Honouring God

My Father. I was reading in the Bible today about the cost of not honouring you as holy, for Moses, and what it means to me. 

What does it mean for you my daughter?

It puts me in the place of wondering how could I ever think I know better than you, wanting to direct the course of my life by trusting more in my own judgment than yours? I need my trust in you to grow so that I won’t break faith with you like Moses did. I want to be able to go into my promised land you’re leading me to. Right now I’m hesitant to write what I sense you’re saying to me because of how I’ve misunderstood you. 

I know my faithful one. I understand your hesitancy, but I am here. Trust me in this journey, for this is my will for you -never give up. My daughter, come in deeper.

Father, Holy Spirit, teach me your ways and deepen my understanding about your word. I want to know you more Father. You’ve invited me so please take me -I am yours. 

Come Caroline, you are mine. 

Reflection:

I don’t even know how to start this reflection because of how disappointed I am with myself about not hearing the Lord correctly the other day. I couldn’t not get up early to be with him yesterday because it’s not something I have to do, it’s something I want to do because of the deep joy within me when I’m with him. But that day I had sensed a disconnect right from the beginning of my conversation with him, which was different, but I continued like I normally would do. I know the Lord is bringing me deeper into his heart, and I think there’s an added cost to this. I can’t go on like I’d normally do; I need to press into him more and search his heart before entering into a conversation with him. I also need to become disciplined in fasting, which I’m still in the flesh about. 

Years ago the Lord gave me a quick picture just before waking up, and it was a shepherd and a staff. I’ve been wondering about this ever since, not fully understanding but trusting in the Lord about it. Recently I learned that the staff represents anointing. I could be wrong but if I’m not following the Lord in the calling he’s placed in my life, if I put this staff down in my immature state, I could be anointing what holds me back from following him deeper, which would cause my insecurities to grow. It makes me think about the consequences of directing my own life if I don’t grow into maturity in what he has for me. But I know the opposite is also true that if I keep holding onto it as I follow the Lord in his calling for me, I know that I’ll be more affective in my calling. I actually won’t be able to walk in my calling without it.

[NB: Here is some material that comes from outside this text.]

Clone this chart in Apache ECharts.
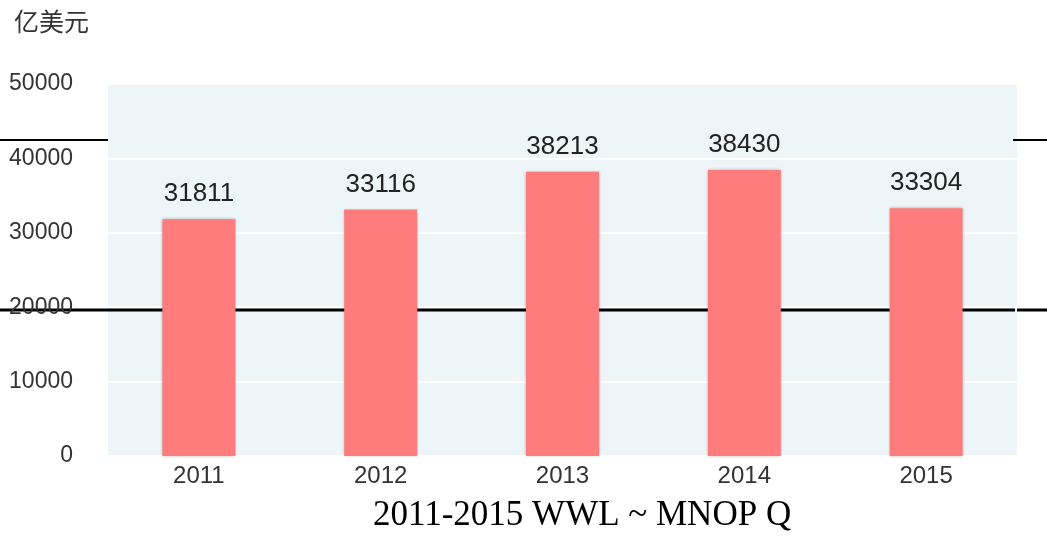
<!DOCTYPE html>
<html>
<head>
<meta charset="utf-8">
<script src="https://cdn.jsdelivr.net/npm/echarts@6/dist/echarts.min.js"></script>
<style>
  html, body { margin: 0; padding: 0; background: #fff; }
  #chart { width: 1047px; height: 540px; }
</style>
</head>
<body>
<div id="chart"></div>
<script>
// 数据
const years = ['2011', '2012', '2013', '2014', '2015']
const values = [31811, 33116, 38213, 38430, 33304]
const unitText = '亿美元'
const titleText = '2011-2015 WWL ~ MNOP Q'

let chart = echarts.init(document.getElementById('chart'))
let option = {
  animation: false,
  backgroundColor: '#fff',
  title: {
    text: titleText,
    left: 368,
    bottom: 2,
    textStyle: {
      fontFamily: 'Liberation Serif',
      fontWeight: 'normal',
      fontSize: 35,
      color: '#000'
    }
  },
  grid: {
    left: 108,
    right: 30,
    top: 84,
    bottom: 84,
    show: true,
    backgroundColor: '#edf5f8',
    borderWidth: 0
  },
  xAxis: {
    type: 'category',
    data: years,
    axisLine: { show: false },
    axisTick: { show: false },
    axisLabel: {
      color: '#333',
      fontFamily: 'Liberation Sans',
      fontSize: 24,
      margin: 8
    }
  },
  yAxis: {
    type: 'value',
    min: 0,
    max: 50000,
    interval: 10000,
    name: unitText,
    nameLocation: 'end',
    nameGap: 0,
    nameTextStyle: {
      fontFamily: 'Noto Sans CJK SC',
      fontSize: 25,
      color: '#333',
      align: 'left',
      padding: [0, 0, 50, -94]
    },
    axisLine: { show: false },
    axisTick: { show: false },
    splitLine: {
      show: true,
      lineStyle: { color: '#fff', width: 2 }
    },
    axisLabel: {
      color: '#333',
      fontFamily: 'Liberation Sans',
      fontSize: 23,
      margin: 35,
      formatter: function (v) { return String(v) }
    }
  },
  series: [
    {
      type: 'bar',
      data: values,
      barWidth: 73,
      itemStyle: {
        color: '#ff7c7c',
        shadowColor: 'rgba(0,0,0,0.3)',
        shadowBlur: 3
      },
      label: {
        show: true,
        position: 'top',
        distance: 12,
        color: '#222',
        fontFamily: 'Liberation Sans',
        fontSize: 26
      }
    }
  ],
  // 扫描件上的杂线
  graphic: [
    { type: 'line', shape: { x1: 0, y1: 140, x2: 108, y2: 140 }, style: { stroke: '#000', lineWidth: 2 } },
    { type: 'line', shape: { x1: 1013, y1: 140, x2: 1047, y2: 140 }, style: { stroke: '#000', lineWidth: 2 } },
    { type: 'line', shape: { x1: 0, y1: 310, x2: 1015, y2: 310 }, style: { stroke: '#000', lineWidth: 3 } },
    { type: 'line', shape: { x1: 1017, y1: 310, x2: 1047, y2: 310 }, style: { stroke: '#000', lineWidth: 3 } }
  ]
}
chart.setOption(option)
</script>
</body>
</html>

What helps me follow the Lord deeper in is when I remember his love. Even though there may be many times where I’ve misunderstood him in my conversations with him, I know that he’s faithful and wants me to continue so that I’ll grow in hearing his voice in my heart. What happens also during this time is that as I spend this time with him, my love for him grows and my knowing his love for me deepens, causing our intimacy to grow, and this is what spurs me on. 

Something I’m so excited about is that every Monday, Wednesday and Friday, the Lord teaches me more about his word. Something in my usual bible study will catch my eye and lead me to dig deeper in and speak to me about my own life. I’ve been reading about how Moses broke his faith with God when he dishonoured God when he hit the rock with his staff instead of using his words like God had commanded. Moses had misused the anointing God had given him. So if it’s possible for someone like Moses, who spoke with God face to face, to break his faith with him, how easy could it be for me? I’m still trying to grasp the full meaning of what it means. It reminds me how holy God is and makes me want to take my shoes off when I’m in his presence. Literally I can’t because I don’t wear shoes in the house, but it’s the act of being reverent in my heart before the Lord.

I’ve been teaching lately and I’m really loving it, though I feel more like a mom when I’m teaching than an actual teacher. When I look at full time teachers, they have that persona about them that say they are teachers, and I don’t have that but I’m totally fine with it! In my grade four classroom yesterday someone’s water bottle had spilled onto the floor just before we needed to line up to go to music. I told them not to worry about it, that I’d clean it up. When I came back to the classroom they had put a lot of paper towels on the floor so I put it all in the garbage. Then about twenty minutes later I heard another teacher say the students needed to clean up after themselves because she wasn’t their maid. I know the other teacher’s right…how are they to learn to be responsible if someone isn’t keeping them accountable? I think we all need accountability, and the Lord is sure keeping me accountable in different areas of my life, which is definitely a good thing!! I love you Lord and I’m so thankful for your faithfulness!!